Para vivermos em sociedade, respeitando
uns aos outros, são necessários que façamos alguns sacrifícios. Além disso, somos
pressionados a abrir mão de satisfazermos vontades em função dos outros e da
comunidade. Nossa civilização é baseada na ideia de que para convivermos uns
com os outros em harmonia é fundamental que cada um reprima seus impulsos e
desejos que se mostram incompatíveis com a moral. Porém, esses impulsos, que na
psicanálise recebem o nome de pulsão de vida e pulsão de morte, nunca serão
totalmente domados ou civilizados, restando sempre uma parcela insatisfeita
exigindo ser descarregada, e que nem mesmo toda a moral reguladora é capaz de
conter.
Sofremos com o fato de não podermos
realizar toda a pulsão, porque ela é por si só irrealizável por completo, e
também porque não podemos fazer tudo que queremos da forma como queremos sem
levar em conta o direito dos outros. Mas o que fazer com toda essa energia
insatisfeita? Muitos descarregam nas artes, nos esportes, no trabalho... formas
substitutas de satisfazermos nossa pulsão, mesmo que de forma indireta e
sublimada.
Por outro lado, muitos se aproveitam do
carnaval para dar escoamento a essa contenção pulsional acumulada ao longo da
vida cotidiana. Assim, o carnaval acaba se tornando um período em que as
pessoas aproveitam para realizar coisas que no dia a dia comum não podem ou não
têm coragem de fazer. Há uma espécie de aceitação de que a vida é árdua demais,
e que, no carnaval, temos uma liberdade momentânea para esquecermos a
civilização e realizarmos todos os desejos reprimidos: beber demais, comer além
da conta, realizar desejos sexuais, cometer atos transgressores, bater, matar
e, em alguns casos até morrer, já que a pulsão de morte também pede seu espaço,
e em pequenos atos vai dando mostras de seu potencial.
Em 1930, Freud,
em seu texto “O Mal-estar na civilização”, nos alerta para um impasse, um
mal-estar que vem do fato de um lado termos as pulsões internas exigindo
satisfação e de outro a civilização nos impondo regras e impedimentos.

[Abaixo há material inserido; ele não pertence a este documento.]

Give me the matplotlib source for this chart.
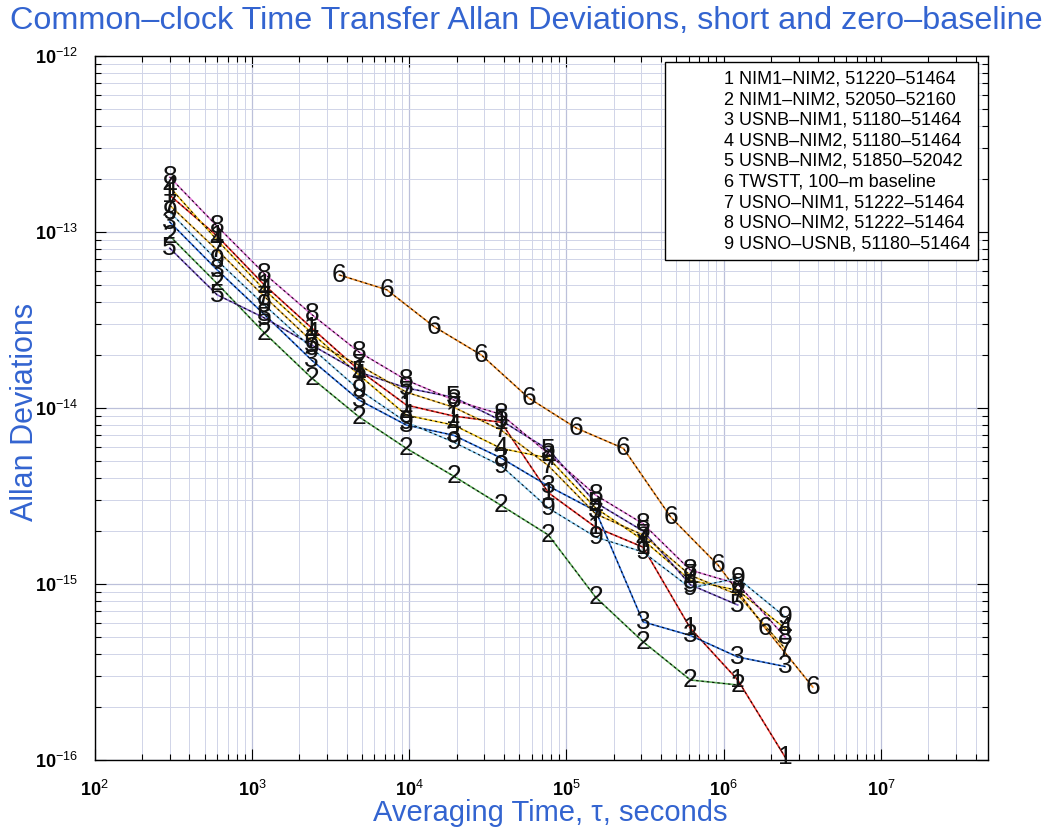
#
# Common-clock time transfer Allan deviations, short and zero-baseline
#
import matplotlib

matplotlib.use("Agg")
import matplotlib.pyplot as plt
import numpy as np
from matplotlib.lines import Line2D
from matplotlib.ticker import LogLocator, NullFormatter

plt.rcParams["font.family"] = ["Liberation Sans", "DejaVu Sans"]
plt.rcParams["mathtext.fontset"] = "custom"
plt.rcParams["mathtext.rm"] = "Liberation Sans"
plt.rcParams["mathtext.bf"] = "Liberation Sans:bold"

# averaging times, seconds
tau_gps = [300, 600, 1200, 2400, 4800, 9600, 19200, 38400, 76800,
           153600, 307200, 614400, 1228800, 2457600]
tau_twstt = [3600, 7200, 14400, 28800, 57600, 115200, 230400, 460800,
             921600, 1843200, 3686400]

# Allan deviations
adev_1 = [1.62e-13, 9.5e-14, 5.0e-14, 2.85e-14, 1.64e-14, 1.04e-14, 9.0e-15,
          8.3e-15, 3.3e-15, 2.1e-15, 1.62e-15, 5.6e-16, 2.85e-16, 1.04e-16]
adev_2 = [9.5e-14, 5.1e-14, 2.67e-14, 1.48e-14, 8.9e-15, 5.9e-15, 4.1e-15,
          2.8e-15, 1.9e-15, 8.4e-16, 4.7e-16, 2.85e-16, 2.67e-16]
adev_3 = [1.14e-13, 6.1e-14, 3.4e-14, 1.87e-14, 1.11e-14, 8.0e-15, 7.0e-15,
          5.2e-15, 3.6e-15, 2.6e-15, 6.1e-16, 5.1e-16, 3.85e-16, 3.4e-16]
adev_4 = [1.8e-13, 9.0e-14, 4.7e-14, 2.67e-14, 1.54e-14, 9.1e-15, 8.0e-15,
          5.9e-15, 5.2e-15, 2.7e-15, 1.78e-15, 1.05e-15, 9.2e-16, 5.6e-16]
adev_5 = [8.1e-14, 4.4e-14, 3.25e-14, 2.28e-14, 1.6e-14, 1.3e-14, 1.15e-14,
          8.5e-15, 5.8e-15, 2.9e-15, 2.0e-15, 9.9e-16, 7.6e-16]
adev_6 = [5.7e-14, 4.7e-14, 2.9e-14, 2.0e-14, 1.14e-14, 7.7e-15, 5.9e-15,
          2.4e-15, 1.28e-15, 5.6e-16, 2.6e-16]
adev_7 = [1.42e-13, 7.9e-14, 4.3e-14, 2.4e-14, 1.75e-14, 1.23e-14, 1.01e-14,
          7.5e-15, 4.7e-15, 2.5e-15, 1.9e-15, 1.12e-15, 8.7e-16, 4.3e-16]
adev_8 = [2.05e-13, 1.08e-13, 5.8e-14, 3.4e-14, 2.08e-14, 1.44e-14, 1.11e-14,
          9.2e-15, 5.5e-15, 3.2e-15, 2.2e-15, 1.2e-15, 1.0e-15, 5.0e-16]
adev_9 = [1.3e-13, 6.9e-14, 3.85e-14, 2.19e-14, 1.27e-14, 8.3e-15, 6.4e-15,
          4.7e-15, 2.7e-15, 1.85e-15, 1.52e-15, 9.5e-16, 1.08e-15, 6.5e-16]

labels = [
    "1 NIM1\u2013NIM2, 51220\u201351464",
    "2 NIM1\u2013NIM2, 52050\u201352160",
    "3 USNB\u2013NIM1, 51180\u201351464",
    "4 USNB\u2013NIM2, 51180\u201351464",
    "5 USNB\u2013NIM2, 51850\u201352042",
    "6 TWSTT, 100\u2013m baseline",
    "7 USNO\u2013NIM1, 51222\u201351464",
    "8 USNO\u2013NIM2, 51222\u201351464",
    "9 USNO\u2013USNB, 51180\u201351464",
]
xtick_values = [1e2, 1e3, 1e4, 1e5, 1e6, 1e7]
xtick_labels = [r"$\mathbf{10}^{2}$", r"$\mathbf{10}^{3}$", r"$\mathbf{10}^{4}$",
                r"$\mathbf{10}^{5}$", r"$\mathbf{10}^{6}$", r"$\mathbf{10}^{7}$"]
ytick_values = [1e-16, 1e-15, 1e-14, 1e-13, 1e-12]
ytick_labels = [r"$\mathbf{10}^{-16}$", r"$\mathbf{10}^{-15}$", r"$\mathbf{10}^{-14}$",
                r"$\mathbf{10}^{-13}$", r"$\mathbf{10}^{-12}$"]

series = [
    ("1", tau_gps, adev_1, "#e8302a"),
    ("2", tau_gps[:13], adev_2, "#5fae5a"),
    ("3", tau_gps, adev_3, "#2f6fdc"),
    ("4", tau_gps, adev_4, "#f0c420"),
    ("5", tau_gps[:13], adev_5, "#7a5cc0"),
    ("6", tau_twstt, adev_6, "#ec8c2a"),
    ("7", tau_gps, adev_7, "#e6b43a"),
    ("8", tau_gps, adev_8, "#e27ad6"),
    ("9", tau_gps, adev_9, "#86c8ee"),
]

blue = "#3364d0"

fig = plt.figure(figsize=(10.44, 8.3), dpi=100)
ax = fig.add_axes([0.0907, 0.0843, 0.8557, 0.8482])

for name, tau, adev, color in series:
    ax.plot(tau, adev, "-", color=color, lw=1.2, zorder=3)
    ax.plot(tau, adev, "--", color="k", lw=0.7, dashes=(2.5, 3), zorder=4)
    for t, a in zip(tau, adev):
        ax.text(t, a, name, ha="center", va="center", fontsize=19,
                color="#111111", zorder=5, clip_on=False)

ax.set_xscale("log")
ax.set_yscale("log")
ax.set_xlim(1e2, 4.8e7)
ax.set_ylim(1e-16, 1e-12)

ax.set_xticks(xtick_values)
ax.set_xticklabels(xtick_labels, fontsize=13)
ax.set_yticks(ytick_values)
ax.set_yticklabels(ytick_labels, fontsize=13)
ax.xaxis.set_minor_locator(LogLocator(base=10, subs=np.arange(2, 10), numticks=20))
ax.yaxis.set_minor_locator(LogLocator(base=10, subs=np.arange(2, 10), numticks=20))
ax.xaxis.set_minor_formatter(NullFormatter())
ax.yaxis.set_minor_formatter(NullFormatter())
ax.tick_params(which="both", direction="in", top=True, right=True, width=0.8)
ax.tick_params(which="major", length=8)
ax.tick_params(which="minor", length=4)
ax.tick_params(axis="x", which="major", pad=14)
ax.tick_params(axis="y", which="major", pad=12)

ax.grid(which="major", color="#bcc0da", lw=0.9)
ax.grid(which="minor", color="#d0d4e8", lw=0.7)
ax.set_axisbelow(True)
for s in ax.spines.values():
    s.set_linewidth(1.0)

ax.set_xlabel("Averaging Time, \u03c4, seconds", fontsize=21, color=blue)
ax.xaxis.set_label_coords(0.51, -0.055)
ax.set_ylabel("Allan Deviations", fontsize=22, color=blue)
ax.yaxis.set_label_coords(-0.061, 0.495)
fig.text(0.504, 0.975, "Common\u2013clock Time Transfer Allan Deviations, short and zero\u2013baseline",
         ha="center", va="center", fontsize=23.3, color=blue)

handles = [Line2D([], [], linestyle="none") for _ in labels]
leg = ax.legend(handles, labels, loc="upper right", bbox_to_anchor=(0.989, 0.991),
                borderaxespad=0, fontsize=13, handlelength=2.4, handletextpad=0.4,
                labelspacing=0.2, fancybox=False, framealpha=1, edgecolor="k",
                borderpad=0.45)
leg.get_frame().set_linewidth(1.0)

fig.savefig("out.png", dpi=100)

A
pulsão, quando negligenciada, retorna de forma mais contundente, mas o que
fazer se ao mesmo tempo não podemos fazer tudo que queremos?
Cada um descobrirá sua forma de lidar
com suas pulsões, de modo que não fiquem tão acumuladas e não caminhem para atos
exagerados. Os pequenos prazeres de cada dia e as pequenas satisfações
substitutas podem amenizar este mal estar da insatisfação. Nunca estaremos
satisfeitos por completo e sempre carregaremos o sentimento de não-estar-bem na
vida civilizada, porém, pequenas permissões de prazeres podem nos poupar de
grandes tragédias. É preciso que cada um construa um saber fazer com a própria
pulsão.
O carnaval tem se tornado um período de
grande descarga pulsional, entretanto, isso não garante que a pessoa vá se
sentir livre da pressão da pulsão e da moral civilizada. A pulsão será sempre
insatisfeita, e moral sempre implacável. Aqui reside a diferença entre pessoas
que fazem dessa insatisfação uma causa de novas buscas e novos prazeres, e
aquelas outras que no carnaval chegam com o lema “Prazer a qualquer custo!” ou
“É matar ou morrer!”.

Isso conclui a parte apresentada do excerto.